PROBLEM TO SOLVE: Begin at the first line of the data and copy each line through the one containing "Chart.register(...registerables);", that line included, with no pictures.

## start DATA LINES

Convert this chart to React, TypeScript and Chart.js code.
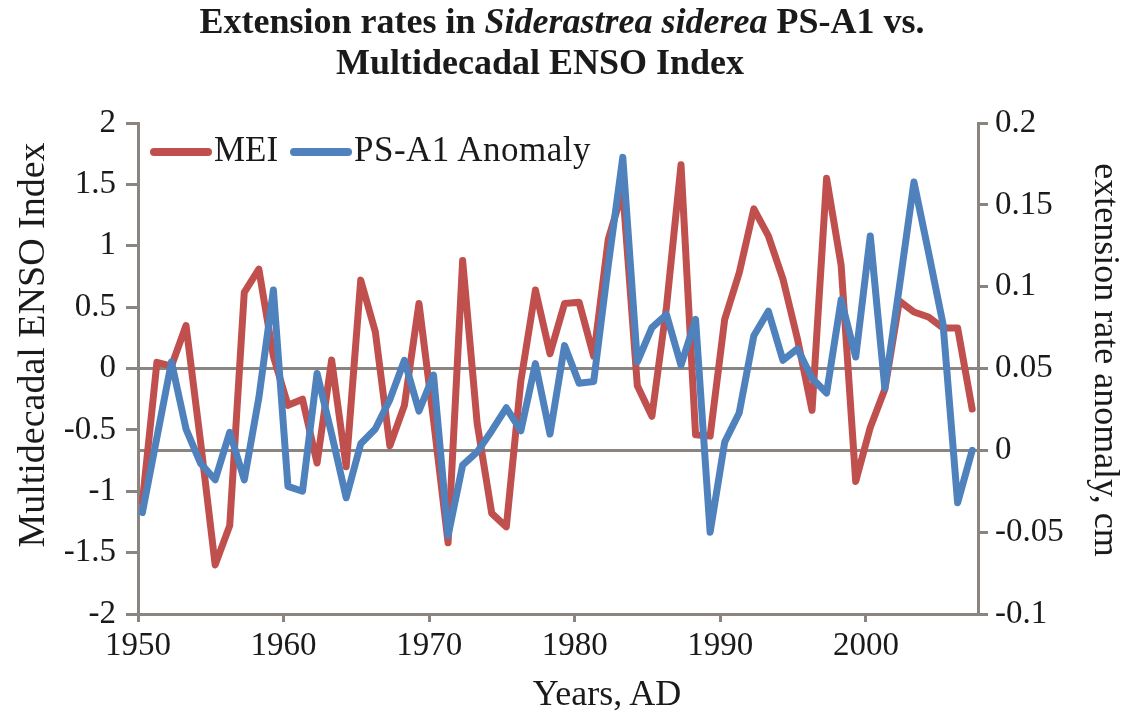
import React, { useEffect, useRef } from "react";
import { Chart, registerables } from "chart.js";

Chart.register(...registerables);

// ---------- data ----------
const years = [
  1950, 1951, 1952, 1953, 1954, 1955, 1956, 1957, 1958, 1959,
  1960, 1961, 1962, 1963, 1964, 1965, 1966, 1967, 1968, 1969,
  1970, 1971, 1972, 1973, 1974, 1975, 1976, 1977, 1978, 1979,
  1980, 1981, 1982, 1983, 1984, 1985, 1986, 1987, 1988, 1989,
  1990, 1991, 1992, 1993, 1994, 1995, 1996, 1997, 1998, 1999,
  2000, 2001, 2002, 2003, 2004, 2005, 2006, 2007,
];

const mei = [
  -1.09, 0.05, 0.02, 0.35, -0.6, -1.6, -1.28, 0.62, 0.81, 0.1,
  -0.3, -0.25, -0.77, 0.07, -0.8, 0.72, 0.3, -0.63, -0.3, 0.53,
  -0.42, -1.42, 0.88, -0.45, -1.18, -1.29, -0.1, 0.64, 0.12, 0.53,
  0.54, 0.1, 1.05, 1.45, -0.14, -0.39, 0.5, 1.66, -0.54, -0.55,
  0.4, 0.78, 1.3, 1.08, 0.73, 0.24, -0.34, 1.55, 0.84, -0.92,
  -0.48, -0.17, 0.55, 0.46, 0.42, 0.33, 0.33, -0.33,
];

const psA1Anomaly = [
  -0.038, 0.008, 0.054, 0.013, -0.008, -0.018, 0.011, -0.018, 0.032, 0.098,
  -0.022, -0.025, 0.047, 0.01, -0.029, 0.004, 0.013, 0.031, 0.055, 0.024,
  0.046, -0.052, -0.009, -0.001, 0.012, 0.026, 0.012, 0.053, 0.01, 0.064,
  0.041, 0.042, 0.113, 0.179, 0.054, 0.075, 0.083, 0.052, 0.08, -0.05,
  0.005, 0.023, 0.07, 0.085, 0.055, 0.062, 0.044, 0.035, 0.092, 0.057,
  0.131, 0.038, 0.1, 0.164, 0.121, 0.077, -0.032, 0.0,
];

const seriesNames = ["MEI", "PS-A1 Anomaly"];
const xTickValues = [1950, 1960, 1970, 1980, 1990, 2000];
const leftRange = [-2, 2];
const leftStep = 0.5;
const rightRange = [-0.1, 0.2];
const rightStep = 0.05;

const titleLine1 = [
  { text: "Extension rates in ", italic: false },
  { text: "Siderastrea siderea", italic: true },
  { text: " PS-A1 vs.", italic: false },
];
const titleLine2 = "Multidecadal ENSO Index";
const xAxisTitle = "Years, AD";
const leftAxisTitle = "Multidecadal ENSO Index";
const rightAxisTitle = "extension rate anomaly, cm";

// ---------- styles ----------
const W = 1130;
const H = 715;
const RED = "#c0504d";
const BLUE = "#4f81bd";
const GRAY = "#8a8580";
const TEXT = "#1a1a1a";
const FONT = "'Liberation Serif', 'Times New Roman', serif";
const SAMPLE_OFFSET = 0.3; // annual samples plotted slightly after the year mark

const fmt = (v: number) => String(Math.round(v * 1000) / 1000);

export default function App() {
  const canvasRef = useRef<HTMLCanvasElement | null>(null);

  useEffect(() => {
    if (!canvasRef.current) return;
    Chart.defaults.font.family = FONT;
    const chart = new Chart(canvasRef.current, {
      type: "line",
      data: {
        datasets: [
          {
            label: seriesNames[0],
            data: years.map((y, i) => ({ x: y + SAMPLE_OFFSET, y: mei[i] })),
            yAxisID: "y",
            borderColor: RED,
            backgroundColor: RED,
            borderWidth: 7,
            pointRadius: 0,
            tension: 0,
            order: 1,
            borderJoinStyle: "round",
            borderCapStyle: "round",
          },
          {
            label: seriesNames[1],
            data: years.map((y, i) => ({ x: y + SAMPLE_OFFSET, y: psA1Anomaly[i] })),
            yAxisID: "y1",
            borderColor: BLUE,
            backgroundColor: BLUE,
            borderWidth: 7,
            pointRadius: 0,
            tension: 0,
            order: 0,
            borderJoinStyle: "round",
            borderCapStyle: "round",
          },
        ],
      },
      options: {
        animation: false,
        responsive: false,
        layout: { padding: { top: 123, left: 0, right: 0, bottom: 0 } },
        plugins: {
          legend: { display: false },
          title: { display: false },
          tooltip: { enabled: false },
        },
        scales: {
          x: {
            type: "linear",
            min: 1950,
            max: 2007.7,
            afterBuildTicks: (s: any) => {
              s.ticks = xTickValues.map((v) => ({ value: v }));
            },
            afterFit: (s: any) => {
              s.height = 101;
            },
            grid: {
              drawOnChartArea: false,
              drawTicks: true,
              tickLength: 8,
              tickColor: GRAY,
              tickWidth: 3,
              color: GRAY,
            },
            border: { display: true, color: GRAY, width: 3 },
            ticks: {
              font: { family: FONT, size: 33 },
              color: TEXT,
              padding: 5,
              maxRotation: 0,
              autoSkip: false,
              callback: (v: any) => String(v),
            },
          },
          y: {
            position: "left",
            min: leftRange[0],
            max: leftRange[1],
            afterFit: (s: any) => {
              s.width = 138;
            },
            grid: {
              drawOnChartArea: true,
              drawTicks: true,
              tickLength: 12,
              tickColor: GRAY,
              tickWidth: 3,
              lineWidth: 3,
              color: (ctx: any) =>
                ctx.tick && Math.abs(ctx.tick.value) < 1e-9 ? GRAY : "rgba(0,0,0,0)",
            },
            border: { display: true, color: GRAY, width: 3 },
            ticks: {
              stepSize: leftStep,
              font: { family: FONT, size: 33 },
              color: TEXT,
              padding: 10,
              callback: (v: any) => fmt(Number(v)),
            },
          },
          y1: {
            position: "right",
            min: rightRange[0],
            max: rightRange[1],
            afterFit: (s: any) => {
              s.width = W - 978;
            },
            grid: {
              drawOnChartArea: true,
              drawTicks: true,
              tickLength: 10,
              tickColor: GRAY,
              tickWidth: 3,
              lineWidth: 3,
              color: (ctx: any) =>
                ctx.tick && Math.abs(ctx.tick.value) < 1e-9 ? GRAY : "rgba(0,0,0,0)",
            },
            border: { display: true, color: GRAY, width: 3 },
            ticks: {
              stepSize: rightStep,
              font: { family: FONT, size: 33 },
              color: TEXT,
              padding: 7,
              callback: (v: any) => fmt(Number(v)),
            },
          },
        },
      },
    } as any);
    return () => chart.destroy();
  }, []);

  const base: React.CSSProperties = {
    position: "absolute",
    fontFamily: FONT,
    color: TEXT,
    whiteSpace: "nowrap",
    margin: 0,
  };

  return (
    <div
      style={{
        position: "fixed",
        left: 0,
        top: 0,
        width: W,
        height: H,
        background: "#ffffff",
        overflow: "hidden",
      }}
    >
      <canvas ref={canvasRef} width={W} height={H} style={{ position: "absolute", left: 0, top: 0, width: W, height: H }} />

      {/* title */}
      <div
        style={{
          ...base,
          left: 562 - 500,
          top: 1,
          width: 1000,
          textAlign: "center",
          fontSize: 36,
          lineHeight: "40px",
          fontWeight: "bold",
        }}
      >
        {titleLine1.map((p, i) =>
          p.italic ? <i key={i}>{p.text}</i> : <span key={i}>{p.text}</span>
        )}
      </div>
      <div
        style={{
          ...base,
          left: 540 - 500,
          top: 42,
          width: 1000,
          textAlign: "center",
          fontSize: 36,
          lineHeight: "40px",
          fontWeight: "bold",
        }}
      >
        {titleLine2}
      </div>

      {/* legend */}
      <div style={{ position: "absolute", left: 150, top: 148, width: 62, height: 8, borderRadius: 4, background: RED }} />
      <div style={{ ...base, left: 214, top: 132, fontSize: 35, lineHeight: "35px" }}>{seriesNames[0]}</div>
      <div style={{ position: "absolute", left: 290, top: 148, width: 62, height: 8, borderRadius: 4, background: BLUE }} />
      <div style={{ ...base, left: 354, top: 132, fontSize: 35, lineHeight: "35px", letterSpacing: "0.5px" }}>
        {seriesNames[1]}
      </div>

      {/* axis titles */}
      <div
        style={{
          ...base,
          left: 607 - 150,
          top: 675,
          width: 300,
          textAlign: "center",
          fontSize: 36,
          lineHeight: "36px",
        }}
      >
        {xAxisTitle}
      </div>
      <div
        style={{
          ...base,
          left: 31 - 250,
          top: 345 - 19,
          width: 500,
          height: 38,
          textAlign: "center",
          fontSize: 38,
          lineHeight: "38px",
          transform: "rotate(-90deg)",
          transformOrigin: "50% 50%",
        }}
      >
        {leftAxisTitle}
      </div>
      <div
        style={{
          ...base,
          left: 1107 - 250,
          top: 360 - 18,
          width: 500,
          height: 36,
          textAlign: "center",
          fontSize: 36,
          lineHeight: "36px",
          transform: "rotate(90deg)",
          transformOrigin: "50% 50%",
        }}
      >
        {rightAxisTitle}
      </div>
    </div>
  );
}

## end DATA LINES

TASK RESULT:
Convert this chart to React, TypeScript and Chart.js code.
import React, { useEffect, useRef } from "react";
import { Chart, registerables } from "chart.js";

Chart.register(...registerables);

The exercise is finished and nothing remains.